Here’s the first few rows of the data showing the year of the census, the suburb, and the total number and percentage of the population born overseas.
migrant_data <-
read.xlsx('data/migrant_population_growth.xlsx', sheet = 'Tidied') %>%
as_tibble()
migrant_data |>
arrange(Suburb) |>
head(10)
## # A tibble: 10 × 4
## Year Suburb Total Percentage
## <dbl> <chr> <dbl> <dbl>
## 1 1961 Altona 3973 0.246
## 2 1966 Altona 7186 0.287
## 3 1971 Altona 8777 0.287
## 4 1971 Broadmeadows 20355 0.201
## 5 1954 Brunswick 6603 0.123
## 6 1961 Brunswick 15746 0.297
## 7 1966 Brunswick 19013 0.366
## 8 1971 Brunswick 20352 0.395
## 9 1954 Caulfield 12727 0.153
## 10 1971 Caulfield 16696 0.204
The next step was to get the geospatial data for suburbs. Thankfully the Australian government has shapefile data available. Here’s a render of the full content of the geospatial data:
vic_localities <- read_sf('data/VIC_LOC_POLYGON_shp GDA2020/vic_localities.shp')
vic_localities %>%
ggplot() +
geom_sf(size = .1)
These borders are local government areas for the entire state of Victoria, Australia. The borders of these localities aren’t going to be exactly the same now as they were when the censuses were performed, but it’ll be good enough for our purposes. We’re only interested in the inner-Melbourne area, so we crop this to the relevant latitudes and longitudes:
inner_melb_localities <-
vic_localities %>%
st_crop(xmin=144.7, xmax=145.1, ymin=-37.95, ymax=-37.6)

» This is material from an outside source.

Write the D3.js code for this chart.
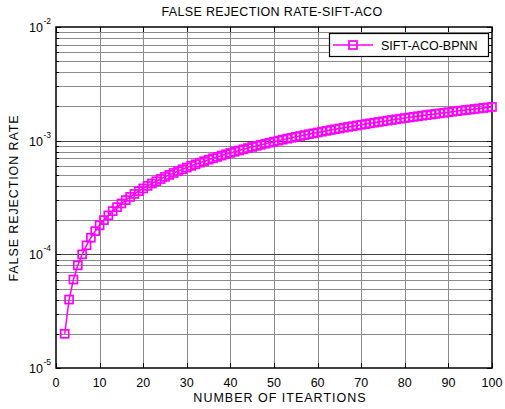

With our two key pieces of data in place, we can start to put them together.
Step 2 - Data Wrangling
Next step is to merge our migration data with our geospatial data using the suburb as our key, however it’s a little more complex that a simple join. As we want to ensure for every year we have all of the geospatial information so as to render the full map, we need to do a bit of group()
ing and nest()
ing.
The way I’ve tackled this is as such:
- Group by each year.
- Nest the data based on these groups.
- Perform a join on this nested data with the spatial data.
- This way we ensure that for each year, the spatial data for each suburb is present and the map is complete.
- Unnest the data
- For suburbs that don’t have any data for a particular census, we assign them 0 in the Percetnage and Total columns.

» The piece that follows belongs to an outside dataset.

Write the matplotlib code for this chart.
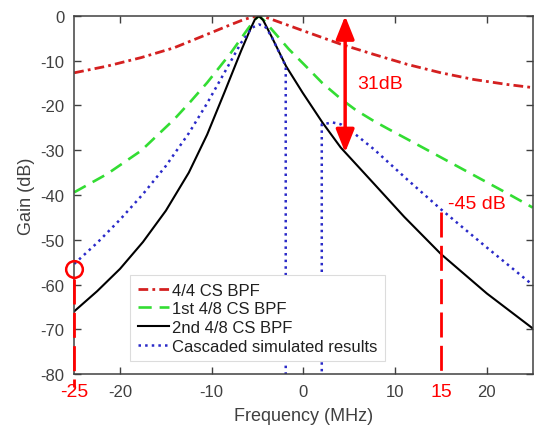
import matplotlib.pyplot as plt
from matplotlib.patches import ArrowStyle

plt.rcParams['font.family'] = ['Liberation Sans', 'DejaVu Sans']
plt.rcParams['axes.unicode_minus'] = False

# 4/4 CS BPF
f_44 = [-25, -21.4, -17.7, -14.1, -10.5, -8, -6.5, -5.6, -4.85, -4.2, -3.4, 0.25, 4.07, 7.7, 11.3, 15,
        18.6, 22.2, 25]
g_44 = [-12.7, -11.2, -9.3, -7.1, -4.1, -2.0, -0.8, -0.25, 0, -0.25, -0.8, -3.5, -6.3, -8.6, -10.8, -12.7,
        -14.2, -15.3, -16]

# 1st 4/8 CS BPF
f_48a = [-25, -21.4, -17.7, -14.1, -12.3, -10.5, -7.9, -6.1, -5.3, -4.85, -4.3, -1.6, 0.25, 2.07, 4.07,
         5.7, 7.7, 9.3, 11.3, 15, 18.6, 22.2, 25]
g_48a = [-39.4, -35.3, -30.1, -23.1, -19.1, -14.9, -8.2, -3.0, -0.8, 0, -1.0, -7.4, -11.2, -15, -18.5,
         -21, -23.5, -25.3, -27.5, -31.6, -35.6, -39.6, -42.8]

# 2nd 4/8 CS BPF
f_48b = [-25, -22.5, -20, -17.5, -15, -12.5, -10.5, -8.6, -6.8, -5.8, -5.3, -4.85, -4.4, -3.5, -1.9,
         -0.1, 2.07, 4.07, 7.7, 11, 15, 20, 25]
g_48b = [-66, -61.5, -56.5, -50.5, -43.5, -35, -26.5, -17, -7.8, -3, -0.8, 0, -0.9, -4.5, -11.2,
         -17.1, -23.8, -29.4, -37.5, -44.9, -53.2, -62, -69.8]

# cascaded simulated results
f_cas = [-25, -22.5, -20, -17.5, -15, -12.5, -10.5, -8.6, -6.8, -5.6, -4.85, -4.2, -3.5, -1.93, -1.93,
         2.0, 2.0, 3.2, 4.07, 5.7, 7.7, 11.3, 15, 19.8, 24.7, 25]
g_cas = [-55.4, -50.7, -45.5, -39.8, -33.5, -26.2, -19.5, -12.6, -6, -2.6, -1.9, -2.3, -4.5, -11.2, -100,
         -100, -24.2, -23.8, -24.2, -26.5, -29.8, -36.5, -43.2, -51.4, -59.6, -60]

labels = ['4/4 CS BPF', '1st 4/8 CS BPF', '2nd 4/8 CS BPF', 'Cascaded simulated results']
xticks = [-20, -10, 0, 10, 20]
yticks = [0, -10, -20, -30, -40, -50, -60, -70, -80]

ink = '#404040'
red = '#ff0000'

fig = plt.figure(figsize=(5.36, 4.31), dpi=100)
ax = fig.add_axes([0.1384, 0.1299, 0.8554, 0.8307])

l1, = ax.plot(f_44, g_44, color='#d42020', lw=2, dashes=(3.5, 1.5, 1, 1.5), label=labels[0])
l2, = ax.plot(f_48a, g_48a, color='#33dd33', lw=1.9, dashes=(5, 3), label=labels[1])
l3, = ax.plot(f_48b, g_48b, color='black', lw=1.5, label=labels[2])
l4, = ax.plot(f_cas, g_cas, color='#2a2ac8', lw=1.8, ls=':', label=labels[3])

ax.set_xlim(-25, 25)
ax.set_ylim(-80, 0)
ax.set_xticks(xticks)
ax.set_yticks(yticks)
ax.tick_params(direction='in', top=True, right=True, length=5, width=1,
               color=ink, labelcolor=ink, labelsize=12, pad=7)
for s in ax.spines.values():
    s.set_color(ink)
    s.set_linewidth(1.1)
ax.set_xlabel('Frequency (MHz)', fontsize=13, color=ink, labelpad=6)
ax.set_ylabel('Gain (dB)', fontsize=13, color=ink, labelpad=4)

leg = ax.legend(handles=[l1, l2, l3, l4], loc='lower left', bbox_to_anchor=(0.122, 0.036),
                borderaxespad=0, fontsize=12, frameon=True, fancybox=False, framealpha=1,
                handlelength=1.9, handletextpad=0.15, labelspacing=0.22, borderpad=0.45)
leg.get_frame().set_edgecolor('#dcdcdc')
leg.get_frame().set_linewidth(0.8)
for t in leg.get_texts():
    t.set_color('#202020')

# red annotations
ax.plot([-25, -25], [-58.8, -83], color=red, lw=2, dashes=(9, 3), clip_on=False, zorder=5)
ax.plot([15, 15], [-43.8, -79.5], color=red, lw=2, dashes=(9, 3), zorder=5)
ax.plot([-25], [-56.5], 'o', ms=12, mfc='none', mec=red, mew=1.8, clip_on=False, zorder=6)
ax.text(-25, -84, '-25', color=red, fontsize=14, ha='center', va='center', clip_on=False)
ax.text(15, -84, '15', color=red, fontsize=14, ha='center', va='center', clip_on=False)
ax.text(15.8, -41.8, '-45 dB', color=red, fontsize=14, ha='left', va='center')
ax.text(5.9, -15, '31dB', color=red, fontsize=14, ha='left', va='center')
ax.annotate('', xy=(4.55, -30.5), xytext=(4.55, 0),
            arrowprops=dict(arrowstyle=ArrowStyle('<|-|>', head_length=0.7, head_width=0.28),
                            mutation_scale=20, color=red, lw=2.5, shrinkA=0, shrinkB=0))

fig.savefig('out.png', dpi=100)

- I talked to Jen about this, and she made a decision in the short term to replace these with 0.
- Were more rigor required for the visualisation, other options would need to be considered to better portray this missing data.
- Convert to a geospatial object.
Below is the full pipeline, interspersed with comments to help understand what’s happening in each stage:
migrant_data_geo <-
migrant_data %>%
group_by(Year) %>%
nest() |>
# On a per census year basis, join each year's data with the spatial data
mutate(
geo = map(data, ~{ right_join(.x, inner_melb_localities, by = c('Suburb' = 'LOC_NAME')) })
) %>%
unnest(geo) |>
arrange(Suburb) %>%
# Replace the NAs due to missing data with zero
mutate(
Percentage = replace_na(Percentage, 0),
Total = replace_na(Total, 0),
) %>%
select(-data) %>%
ungroup() %>%
# Convert back to a 'simple features' (geosptatial) object
st_as_sf()
Step 3 - Rendering
The final step is the easiest: the rendering. The map is rendered with the fill of each polygon representing the percentage of population born overseas. This is then animated, with the fill transitioning smoothly between each Year
migrant_data_geo_animation <-
migrant_data_geo %>%
ggplot() +
geom_sf(aes(fill = Percentage)) +
labs(
title = "Melbourne - Percentage Residents Born Overseas",
subtitle = "Census Year: {closest_state}"
) +
theme(
plot.title = element_text(size = 10),
plot.subtitle = element_text(size = 8),
legend.title = element_text(size = 8),
legend.text= element_text(size = 6)
) +
scale_fill_distiller(name = "Percent", trans = 'reverse', labels = percent) +
transition_states(Year, transition_length = 3, state_length = 5)
What we have in the end is what I handed over to Jen for her presentation: an animation showing the change in overseas-born population in inner-city Melbourne from 1954 to 1971.
Is That It?
Is this visualisation perfect? Far from it. There’s probably two areas where it could be improved. The first (and least important) is the aesthetics of it; I think it could simply look better. Better fonts, better arrangement, different colours.
But more importantly I think there that there are choices to be made about how the information is presented. The suburbs with no information have been zeroed out, is that the right choice? Does the colour scale accurately convey the change, or does it need to have multiple colours in it? Do the suburbs need to be labelled? What exactly is the definition of “inner-north Melbourne”?
All of those are decisions best made by someone with domain-specific knowledge, not necessarily by the person who’s generating the visualisation. Regardless, if we’re looking at this through an 80/20 lens, I contiue to be amazed about the 80 that can be generated with only a few lines of R code.